Brexit will see the UK allow entry to more migrants from outside the EU, such as India, China and America, which is thought to open up access to more skilled workers. It’s also been argued that, on the back of Brexit, the UK may introduce a points-based entry system like that of Australia which could result in higher quality candidates coming to the UK.
3. Less Red Tape
The Vote Leave campaigners have argued that the Brexit result gives the UK full control of its future and is, therefore, a better place for businesses to thrive.
Tied to this argument is the fact that EU regulations and Red Tape – much of which has been criticised by businesses over the years – could now be removed, over a period of time, to make it easier for business owners to scale and grow their companies.
While much of this argument is speculation, IPSE CEO, Chris Bryce, has suggested that the “new era [of Brexit] must be taken as an opportunity for the UK [with] priorities to cut burdensome regulations on small and micro-businesses”.

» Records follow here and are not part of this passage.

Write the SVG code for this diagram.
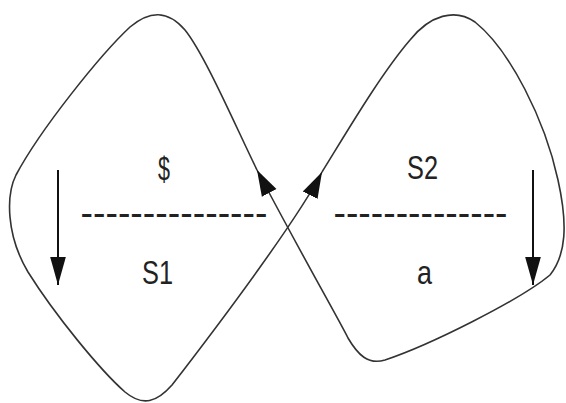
<svg xmlns="http://www.w3.org/2000/svg" width="566" height="403" viewBox="0 0 566 403">
<style>
.loop{fill:none;stroke:#333;stroke-width:1.6;stroke-linejoin:round}
.varr{fill:none;stroke:#111;stroke-width:2}
.lbl{font-family:"Liberation Sans",Arial,sans-serif;font-size:34px;fill:#222}
.dash{font-family:"Liberation Sans",Arial,sans-serif;font-size:37px;fill:#222}
</style>
<defs>
<marker id="ah" markerUnits="userSpaceOnUse" markerWidth="26" markerHeight="18" refX="22" refY="7" orient="auto" viewBox="0 0 22 14">
<path d="M0,0 L22,7 L0,14 z" fill="#111"/>
</marker>
<marker id="vh" markerUnits="userSpaceOnUse" markerWidth="28" markerHeight="18" refX="25" refY="7" orient="auto" viewBox="0 0 25 14">
<path d="M0,0 L25,7 L0,14 z" fill="#111"/>
</marker>
</defs>
<rect width="566" height="403" fill="#fff"/>
<g id="connectors">
<path id="left-loop" class="loop" marker-end="url(#ah)" d="M257,170 C235,125 205,55 185,30 C168,10 150,10 130,27 C100,55 40,130 16,175 C6,195 6,235 28,272 C55,315 100,370 125,392 C143,407 157,402 172,385 C230,310 300,215 322,172"/>
<path id="right-loop" class="loop" marker-end="url(#ah)" d="M322,172 C345,135 380,75 410,40 C430,15 455,8 475,22 C510,50 545,120 558,180 C568,225 566,255 550,275 C520,300 430,345 385,360 C368,365 358,355 348,338 C338,318 310,270 257,170"/>
<line id="left-down" class="varr" x1="58" y1="170" x2="58" y2="285" marker-end="url(#vh)"/>
<line id="right-down" class="varr" x1="533" y1="170" x2="533" y2="285" marker-end="url(#vh)"/>
</g>
<g id="state-left">
<text class="lbl" x="158" y="180" textLength="12" lengthAdjust="spacingAndGlyphs">$</text>
<text class="dash" x="80.5" y="225" textLength="187" lengthAdjust="spacingAndGlyphs">---------------</text>
<text class="lbl" x="142" y="284" textLength="31" lengthAdjust="spacingAndGlyphs">S1</text>
</g>
<g id="state-right">
<text class="lbl" x="407" y="179" textLength="31" lengthAdjust="spacingAndGlyphs">S2</text>
<text class="dash" x="333.5" y="225" textLength="174" lengthAdjust="spacingAndGlyphs">--------------</text>
<text class="lbl" x="417" y="284" textLength="15" lengthAdjust="spacingAndGlyphs">a</text>
</g>
</svg>
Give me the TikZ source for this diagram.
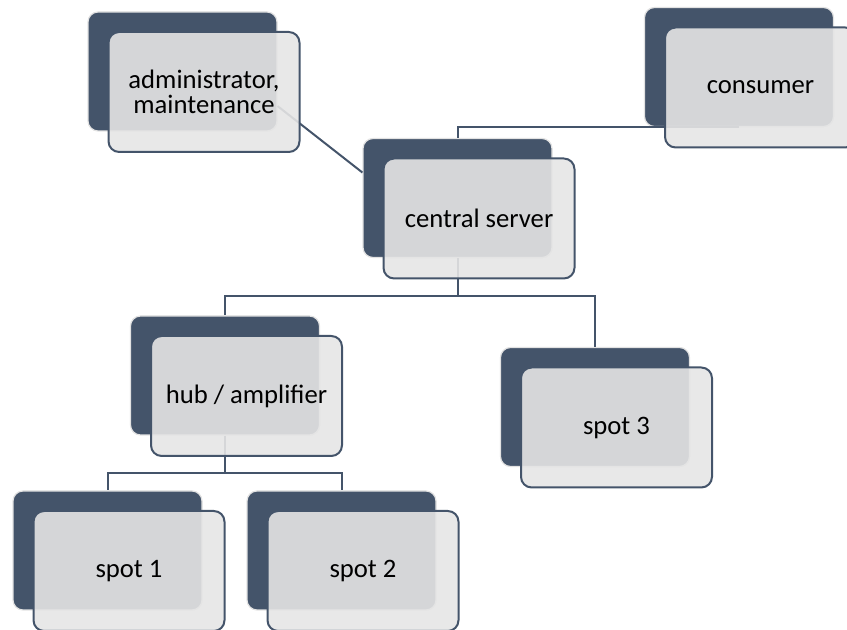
\documentclass[tikz,border=0pt]{standalone}
\usepackage{fontspec}
\setmainfont{Carlito}
\usetikzlibrary{positioning}
\definecolor{slate}{HTML}{44546A}
\definecolor{paper}{HTML}{E5E5E5}
\definecolor{rim}{HTML}{E2E2E2}
\tikzset{
	backbox/.style={rectangle, rounded corners=7.5pt, fill=slate, draw=rim, line width=0.9pt, minimum width=141.75pt, minimum height=89.25pt},
	frontbox/.style={rectangle, rounded corners=8pt, fill=paper, fill opacity=0.9, text opacity=1, draw=slate, line width=1.5pt, minimum width=143.25pt, minimum height=90pt, align=center, font=\fontsize{20}{19}\selectfont},
	link/.style={draw=slate, line width=1.5pt}
}
\begin{document}
\begin{tikzpicture}[x=0.75pt, y=-0.75pt]
		\useasboundingbox (0,0) rectangle (847,630);
		% dark boxes behind
		\node[backbox] (admin-b) at (182.5,71.5) {};
		\node[backbox] (consumer-b) at (739,67) {};
		\node[backbox] (server-b) at (457.5,198) {};
		\node[backbox] (hub-b) at (225,375.5) {};
		\node[backbox] (spot3-b) at (595,407) {};
		\node[backbox] (spot1-b) at (107.5,550.5) {};
		\node[backbox] (spot2-b) at (341.5,550.5) {};
		% connectors
		\draw[link] (admin-b.-20) -- (server-b.165);
		\draw[link] (server-b.north) |- (consumer-b.south);
		\draw[link] (server-b.south) -- ++(0,38) -| (hub-b.north);
		\draw[link] (server-b.south) -- ++(0,38) -| (spot3-b.north);
		\draw[link] (hub-b.south) -- ++(0,37.5) -| (spot1-b.north);
		\draw[link] (hub-b.south) -- ++(0,37.5) -| (spot2-b.north);
		% light boxes in front
		\foreach \n/\t in {admin/{administrator,\\maintenance}, consumer/consumer, server/central server, hub/{hub / amplifier}, spot3/spot 3, spot1/spot 1, spot2/spot 2}{
			\node[frontbox, shift={(21.5,20.5)}] (\n) at (\n-b) {\t};
		}
	\end{tikzpicture}
\end{document}
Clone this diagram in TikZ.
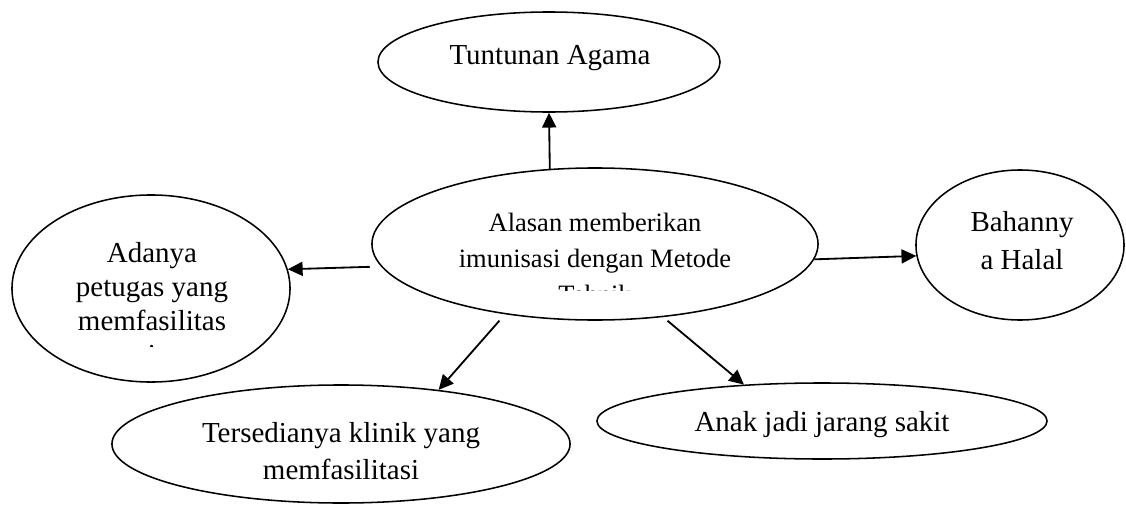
\documentclass[tikz,border=0pt]{standalone}
\usepackage{fontspec}
\setmainfont{Liberation Serif}
\usetikzlibrary{arrows.meta,shapes.geometric}

\tikzset{
  bubble/.style={draw=black, ellipse, line width=1.1pt, inner sep=0pt},
  txt/.style={align=center, inner sep=0pt, font=\fontsize{20.6}{24.2}\selectfont},
  link/.style={line width=1.3pt, -{Triangle[length=10.5pt,width=10pt]}},
}

\begin{document}
\begin{tikzpicture}[x=0.025cm, y=-0.025cm]
  \useasboundingbox (0,0) rectangle (1126,506);

  % ellipses
  \node[bubble, minimum width=11.15cm, minimum height=3.8cm]  (alasan)  at (595,244) {};
  \node[bubble, minimum width=8.55cm,  minimum height=2.5cm]  (agama)   at (549,62)  {};
  \node[bubble, minimum width=6.95cm,  minimum height=4.675cm] (petugas) at (151,288.5) {};
  \node[bubble, minimum width=5.2cm,   minimum height=3.75cm] (halal)   at (1020,245) {};
  \node[bubble, minimum width=11.45cm, minimum height=2.95cm] (klinik)  at (341,444) {};
  \node[bubble, minimum width=11.25cm, minimum height=1.9cm]  (sakit)   at (822,421) {};

  % texts (some are cut off by their box)
  \begin{scope}
    \clip (380,160) rectangle (810,290);
    \node[txt, font=\fontsize{18.85}{25.6}\selectfont] (alasantext) at (595,258)
      {Alasan memberikan\\imunisasi dengan Metode\\Tehnik};
  \end{scope}
  \begin{scope}
    \clip (20,200) rectangle (290,346);
    \node[txt] (petugastext) at (152,303.5) {Adanya\\petugas yang\\memfasilitas\\i};
  \end{scope}
  \node[txt] (agamatext) at (550,58) {Tuntunan Agama};
  \node[txt, font=\fontsize{20.6}{27}\selectfont] (halaltext) at (1022,241) {Bahanny\\a Halal};
  \node[txt, font=\fontsize{20.6}{26.3}\selectfont] (kliniktext) at (341,451)
    {Tersedianya klinik yang\\memfasilitasi};
  \node[txt] (sakittext) at (822,425) {Anak jadi jarang sakit};

  % arrows
  \draw[link] (alasan.121) -- (agama.270);
  \draw[link, shorten <=8pt] (alasan.186.6) -- (petugas.8.4);
  \draw[link] (alasan.356.7) -- (halal.186.6);
  \draw[link, shorten <=6pt] (alasan.218.8) -- (klinik.29.9);
  \draw[link, shorten <=4pt] (alasan.313.9) -- (sakit.155.1);
\end{tikzpicture}
\end{document}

For businesses that import, the drop in the pound could see them badly affected. Yet for exporters, the Brexit result isn’t such bad news.
Alex Edwards, head of the dealing desk at UKForex, explains: “Exporters could stand to make serious gains from the pound’s performance. Many of them are busily locking in forward contracts.”
The impact of Brexit on the property market is pretty much unknown but it is estimated that overseas demand for property may increase on the back of the decimated pound; good news for property entrepreneurs.
To paraphrase Mark Posniak, managing director of Dragonfly Property Finance; “For many overseas investors, buying British property just got a lot cheaper.”